### Plotting code records
■ ■ ■ ■ ■

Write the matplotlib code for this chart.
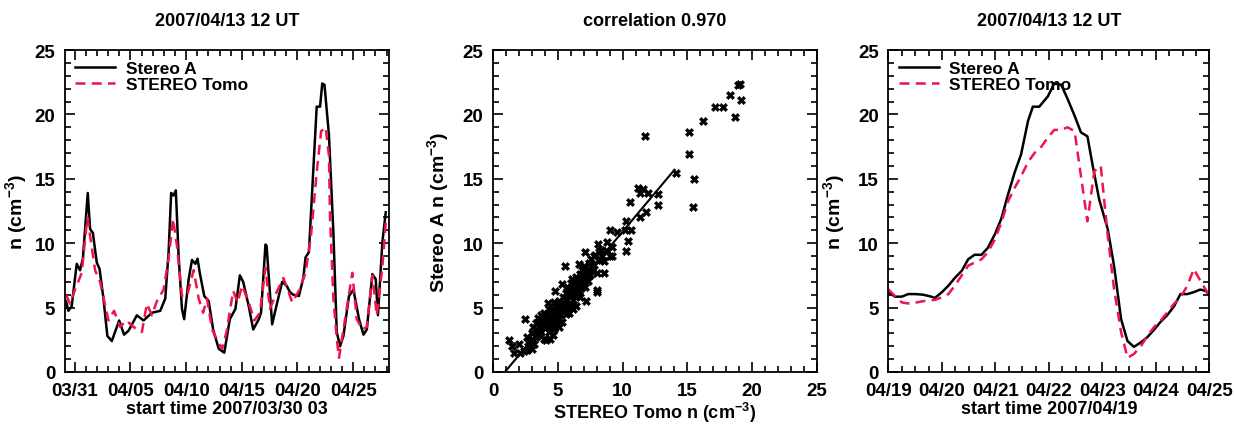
import numpy as np
import matplotlib
matplotlib.use('Agg')
import matplotlib.pyplot as plt
from matplotlib.ticker import MultipleLocator, FixedLocator
from datetime import datetime, timedelta

plt.rcParams['font.family'] = ['Liberation Sans', 'DejaVu Sans']
plt.rcParams['font.weight'] = 'bold'
plt.rcParams['axes.labelweight'] = 'bold'
plt.rcParams['axes.titleweight'] = 'bold'
plt.rcParams['mathtext.default'] = 'bf'
plt.rcParams['mathtext.fontset'] = 'custom'
plt.rcParams['mathtext.bf'] = 'Liberation Sans:bold'

# panel 1: days since 2007/03/30 03 UT
p1_start = datetime(2007, 3, 30, 3)
p1_stereo_t = [0.09, 0.3, 0.6, 1.05, 1.35, 1.6, 1.8, 2.04, 2.25, 2.5, 2.85, 3.1, 3.45, 3.8, 4.2,
               4.86, 5.3, 5.7, 6.45, 7.05, 7.8, 8.55, 9.0, 9.3, 9.53, 9.74, 9.95, 10.2, 10.5, 10.7,
               11.1, 11.4, 11.7, 11.9, 12.1, 12.5, 12.9, 13.3, 13.8, 14.3, 14.8, 15.3, 15.7, 16.0,
               16.5, 16.9, 17.4, 17.6, 18.0, 18.1, 18.6, 19.0, 19.5, 19.9, 20.2, 20.5, 21.0, 21.4,
               21.6, 21.9, 22.6, 22.9, 23.1, 23.3, 23.7, 24.1, 24.4, 24.7, 25.0, 25.5, 25.9, 26.4,
               26.8, 27.1, 27.6, 27.9, 28.1, 28.5, 28.8]
p1_stereo_n = [5.5, 4.75, 5.1, 8.4, 7.9, 8.8, 11.1, 13.9, 11.1, 10.8, 8.5, 8.0, 5.7, 2.8, 2.4,
               4.0, 2.9, 3.2, 4.4, 4.0, 4.6, 4.75, 5.7, 9.3, 13.9, 13.7, 14.1, 9.0, 4.9, 4.1,
               7.2, 8.7, 8.4, 8.8, 7.7, 5.9, 5.5, 3.3, 1.8, 1.5, 4.1, 4.9, 7.5, 7.0,
               5.1, 3.3, 4.1, 4.6, 9.9, 9.8, 3.7, 5.2, 7.0, 6.7, 6.2, 6.0, 5.9, 7.3,
               8.9, 9.3, 20.6, 20.6, 22.4, 22.3, 18.4, 10.8, 3.1, 2.0, 2.8, 5.9, 6.4, 4.1,
               2.9, 3.3, 7.6, 7.2, 4.4, 10.1, 12.4]
p1_tomo_t = [0.09, 0.45, 0.9, 1.5, 2.0, 2.3, 2.7, 3.15, 3.9, 4.4, 4.95, 5.5, 6.15, 6.9, 7.35,
             7.8, 8.25, 8.85, 9.3, 9.7, 10.05, 10.5, 10.95, 11.55, 12.0, 12.4, 12.75, 13.2, 13.6,
             14.1, 14.5, 15.1, 15.5, 15.9, 16.5, 17.0, 17.5, 18.0, 18.4, 19.0, 19.6, 20.0, 20.4,
             21.0, 21.6, 22.1, 22.6, 23.0, 23.4, 23.7, 23.8, 24.1, 24.4, 24.6, 25.0, 25.8, 26.2,
             26.7, 27.1, 27.6, 28.0, 28.5, 28.8]
p1_tomo_n = [6.0, 5.3, 6.4, 7.7, 12.0, 10.3, 7.9, 7.0, 4.0, 4.75, 3.5, 4.0, 3.5, 3.1, 5.3,
             4.4, 5.5, 6.4, 8.8, 11.9, 9.8, 5.9, 5.9, 7.9, 5.7, 4.6, 5.7, 3.3, 2.6,
             1.8, 3.1, 6.3, 5.4, 6.7, 5.4, 4.0, 4.6, 8.1, 4.9, 6.2, 7.3, 6.4, 5.4,
             6.3, 7.7, 10.7, 15.5, 18.7, 19.0, 16.8, 11.9, 5.7, 2.6, 1.1, 3.3, 7.7, 4.1,
             3.3, 3.5, 7.5, 4.4, 8.2, 11.6]
p1_tick_dates = ['03/31', '04/05', '04/10', '04/15', '04/20', '04/25']

# panel 2: scatter, STEREO Tomo n vs Stereo A n
tomo_n = [1.2, 1.5, 1.6, 2.0, 2.1, 2.4, 2.6, 2.6, 2.5, 2.8, 2.9, 3.0, 3.1, 3.0, 3.2, 3.3, 3.3,
          3.4, 3.5, 3.5, 3.6, 3.7, 3.7, 3.8, 3.9, 3.9, 4.0, 4.0, 4.1, 4.1, 4.2, 4.25, 4.3, 4.3,
          4.4, 4.4, 4.5, 4.5, 4.6, 4.6, 4.7, 4.7, 4.8, 4.8, 4.9, 4.9, 5.0, 5.0, 5.1, 5.1, 5.2,
          5.2, 5.3, 5.3, 5.4, 5.4, 5.55, 5.5, 5.6, 5.6, 5.7, 5.7, 5.8, 5.8, 5.9, 5.9, 6.0, 6.0,
          6.1, 6.1, 6.2, 6.2, 6.3, 6.3, 6.4, 6.4, 6.5, 6.5, 6.6, 6.6, 6.7, 6.7, 6.8, 6.9, 6.9,
          7.0, 7.0, 7.1, 7.1, 7.2, 7.2, 7.3, 7.4, 7.5, 7.6, 7.7, 7.8, 7.9, 8.0, 8.0, 8.05, 8.1,
          8.2, 8.3, 8.4, 8.6, 8.6, 8.8, 9.0, 9.0, 9.15, 9.2, 9.55, 10.2, 10.25, 10.3, 10.45,
          10.55, 10.65, 11.2, 11.35, 11.35, 11.6, 11.75, 11.8, 11.95, 12.75, 12.75, 14.1, 15.1,
          15.1, 15.4, 15.5, 16.2, 17.15, 17.75, 18.3, 18.7, 18.9, 19.05, 19.1,
          3.4, 3.6, 3.8, 4.0, 4.2, 4.4, 4.6, 5.0, 5.2, 5.4, 5.6, 6.0, 6.2, 6.6, 7.4, 7.8, 3.0,
          2.7, 3.5, 4.3, 4.9, 5.7, 6.3, 6.8, 7.6, 8.3, 8.8]
stereoa_n = [2.5, 2.0, 1.5, 2.2, 1.5, 1.6, 1.7, 2.7, 4.1, 2.0, 2.4, 1.8, 3.5, 3.0, 2.2, 2.7, 3.8,
             3.2, 4.2, 2.9, 3.6, 4.4, 3.1, 3.9, 2.6, 4.6, 3.4, 4.1, 2.5, 3.8, 4.5, 5.35, 3.1, 4.0,
             3.5, 2.6, 4.8, 3.9, 4.3, 2.9, 3.3, 5.4, 6.25, 4.1, 3.7, 4.6, 4.2, 5.0, 3.5, 5.5, 4.4,
             4.9, 3.9, 6.8, 4.7, 5.8, 8.2, 5.2, 4.5, 6.1, 5.6, 4.9, 6.4, 5.1, 5.9, 4.6, 6.9, 5.3,
             6.2, 7.2, 5.6, 4.9, 6.6, 5.9, 7.4, 5.1, 6.8, 6.1, 8.4, 7.1, 5.8, 7.6, 6.5, 7.9, 6.9,
             8.2, 7.3, 9.3, 6.6, 5.5, 7.8, 7.1, 8.5, 7.5, 8.8, 7.9, 8.3, 9.1, 7.7, 6.4, 6.2, 9.9,
             9.3, 8.7, 9.0, 8.6, 7.7, 9.4, 11.0, 9.0, 9.7, 9.0, 10.9, 11.0, 11.7, 9.4, 10.2,
             13.2, 11.0, 14.3, 13.9, 12.0, 14.2, 18.3, 12.4, 13.9, 13.8, 13.0, 15.45, 18.6,
             16.9, 12.8, 15.0, 19.5, 20.6, 20.6, 21.5, 19.8, 22.3, 22.4, 21.1,
             3.0, 3.3, 4.2, 3.7, 3.6, 4.2, 4.0, 4.6, 5.3, 5.0, 5.3, 6.0, 6.5, 6.3, 7.9, 9.0, 2.6,
             2.3, 3.9, 4.9, 5.1, 6.6, 7.0, 7.5, 8.2, 9.5, 10.1]
fit_slope = 1.2
fit_intercept = -1.1
fit_range = [1.0, 14.0]

# panel 3: days since 2007/04/19 00 UT
p3_stereo_t = [0, 0.12, 0.25, 0.37, 0.5, 0.65, 0.8, 0.87, 1.0, 1.12, 1.24, 1.37, 1.49, 1.61, 1.74,
               1.86, 1.99, 2.11, 2.23, 2.36, 2.48, 2.61, 2.7, 2.82, 2.98, 3.1, 3.23, 3.35, 3.48,
               3.6, 3.72, 3.82, 3.94, 4.1, 4.22, 4.35, 4.47, 4.59, 4.72, 4.84, 4.97, 5.09, 5.21,
               5.34, 5.46, 5.59, 5.71, 5.83, 5.93, 5.99]
p3_stereo_n = [6.2, 5.85, 5.85, 6.05, 6.05, 6.0, 5.85, 5.75, 6.2, 6.7, 7.3, 7.85, 8.75, 9.1, 9.1,
               9.65, 10.7, 11.9, 13.7, 15.5, 16.9, 19.5, 20.6, 20.6, 21.4, 22.4, 22.3, 21.2, 19.9,
               18.6, 18.3, 16.0, 13.4, 11.1, 8.2, 4.1, 2.4, 1.95, 2.3, 2.7, 3.3, 3.9, 4.4,
               5.1, 6.05, 6.05, 6.2, 6.4, 6.3, 6.05]
p3_tomo_t = [0, 0.12, 0.25, 0.4, 0.65, 0.87, 1.0, 1.12, 1.24, 1.37, 1.49, 1.61, 1.74, 1.86, 1.99,
             2.11, 2.23, 2.36, 2.48, 2.61, 2.73, 2.86, 2.98, 3.1, 3.23, 3.35, 3.48, 3.6, 3.72,
             3.85, 3.97, 4.1, 4.22, 4.35, 4.47, 4.59, 4.72, 4.84, 4.97, 5.09, 5.21, 5.34, 5.46,
             5.59, 5.71, 5.83, 5.96, 5.99]
p3_tomo_n = [6.4, 5.9, 5.4, 5.3, 5.5, 5.6, 5.8, 6.05, 6.7, 7.5, 8.25, 8.5, 8.75, 9.3, 10.3,
             11.6, 13.2, 14.3, 15.2, 16.3, 17.0, 17.5, 18.2, 18.8, 18.8, 19.0, 18.7, 15.2, 11.7,
             15.6, 16.0, 10.6, 6.4, 3.1, 1.1, 1.4, 2.0, 2.8, 3.5, 4.0, 4.6, 5.3, 5.8,
             6.7, 8.0, 7.1, 6.2, 6.1]
p3_tick_dates = ['04/19', '04/20', '04/21', '04/22', '04/23', '04/24', '04/25']

black = 'black'
red = '#f0144b'

fig = plt.figure(figsize=(12.34, 4.27), dpi=100)
ax1 = fig.add_axes([0.0527, 0.1265, 0.2626, 0.754])
ax2 = fig.add_axes([0.3995, 0.1265, 0.2626, 0.754])
ax3 = fig.add_axes([0.7200, 0.1265, 0.2600, 0.754])


def style_axis(ax):
    ax.tick_params(which='both', direction='in', top=True, right=True, labelsize=13.5, width=1.2)
    ax.tick_params(which='major', length=7, pad=7)
    ax.tick_params(which='minor', length=4)
    for s in ax.spines.values():
        s.set_linewidth(1.3)
    ax.set_ylim(0, 25)
    ax.yaxis.set_major_locator(MultipleLocator(5))
    ax.yaxis.set_minor_locator(MultipleLocator(1))


# panel 1
ax1.plot(p1_stereo_t, p1_stereo_n, color=black, lw=1.8, label='Stereo A')
ax1.plot(p1_tomo_t, p1_tomo_n, color=red, lw=1.8, ls=(0, (4, 2.5)), label='STEREO Tomo')
style_axis(ax1)
ax1.set_xlim(0, 29.1)
p1_ticks = [(datetime.strptime('2007/' + d, '%Y/%m/%d') - p1_start) / timedelta(days=1) for d in p1_tick_dates]
ax1.set_xticks(p1_ticks)
ax1.set_xticklabels(p1_tick_dates)
ax1.xaxis.set_minor_locator(FixedLocator(np.arange(p1_ticks[0], 29.1, 1.0)))
ax1.set_xlabel('start time 2007/03/30 03', fontsize=13, labelpad=1)
ax1.set_ylabel('n (cm$^{-3}$)', fontsize=14, labelpad=4)
ax1.set_title('2007/04/13 12 UT', fontsize=13, pad=18)
ax1.legend(loc='upper left', frameon=False, fontsize=12.5, handlelength=2.3,
           borderaxespad=0.2, labelspacing=0.1, handletextpad=0.6)

# panel 2
ax2.scatter(tomo_n, stereoa_n, marker='X', s=36, color=black, linewidths=0.3)
fx = np.array(fit_range)
ax2.plot(fx, fit_slope * fx + fit_intercept, color=black, lw=1.5)
style_axis(ax2)
ax2.set_xlim(0, 25)
ax2.xaxis.set_major_locator(MultipleLocator(5))
ax2.xaxis.set_minor_locator(MultipleLocator(1))
ax2.set_xlabel('STEREO Tomo n (cm$^{-3}$)', fontsize=13, labelpad=1)
ax2.set_ylabel('Stereo A n (cm$^{-3}$)', fontsize=14, labelpad=8)
ax2.set_title('correlation 0.970', fontsize=13, pad=18)

# panel 3
ax3.plot(p3_stereo_t, p3_stereo_n, color=black, lw=1.8, label='Stereo A')
ax3.plot(p3_tomo_t, p3_tomo_n, color=red, lw=1.8, ls=(0, (4, 2.5)), label='STEREO Tomo')
style_axis(ax3)
ax3.set_xlim(0, 6)
ax3.set_xticks(range(len(p3_tick_dates)))
ax3.set_xticklabels(p3_tick_dates)
ax3.xaxis.set_minor_locator(MultipleLocator(0.25))
ax3.set_xlabel('start time 2007/04/19', fontsize=13, labelpad=1)
ax3.set_ylabel('n (cm$^{-3}$)', fontsize=14, labelpad=8)
ax3.set_title('2007/04/13 12 UT', fontsize=13, pad=18)
ax3.legend(loc='upper left', frameon=False, fontsize=12.5, handlelength=2.3,
           borderaxespad=0.2, labelspacing=0.1, handletextpad=0.6)

fig.savefig('out.png', dpi=100)
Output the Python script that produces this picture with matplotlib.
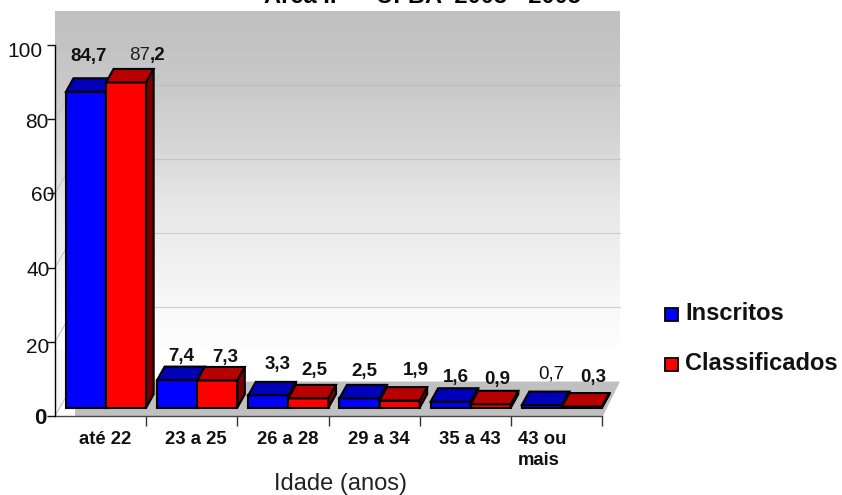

■ ■ ■ ■ ■

### What the task requires
Give again exactly the lines running from the beginning of the material above through the line that contains "plt.rcParams['mathtext.bf'] = 'Liberation", and leave out every picture.

### Solution
Write the matplotlib code for this chart.
import numpy as np
import matplotlib
matplotlib.use('Agg')
import matplotlib.pyplot as plt
from matplotlib.ticker import MultipleLocator, FixedLocator
from datetime import datetime, timedelta

plt.rcParams['font.family'] = ['Liberation Sans', 'DejaVu Sans']
plt.rcParams['font.weight'] = 'bold'
plt.rcParams['axes.labelweight'] = 'bold'
plt.rcParams['axes.titleweight'] = 'bold'
plt.rcParams['mathtext.default'] = 'bf'
plt.rcParams['mathtext.fontset'] = 'custom'
plt.rcParams['mathtext.bf'] = 'Liberation Sans:bold'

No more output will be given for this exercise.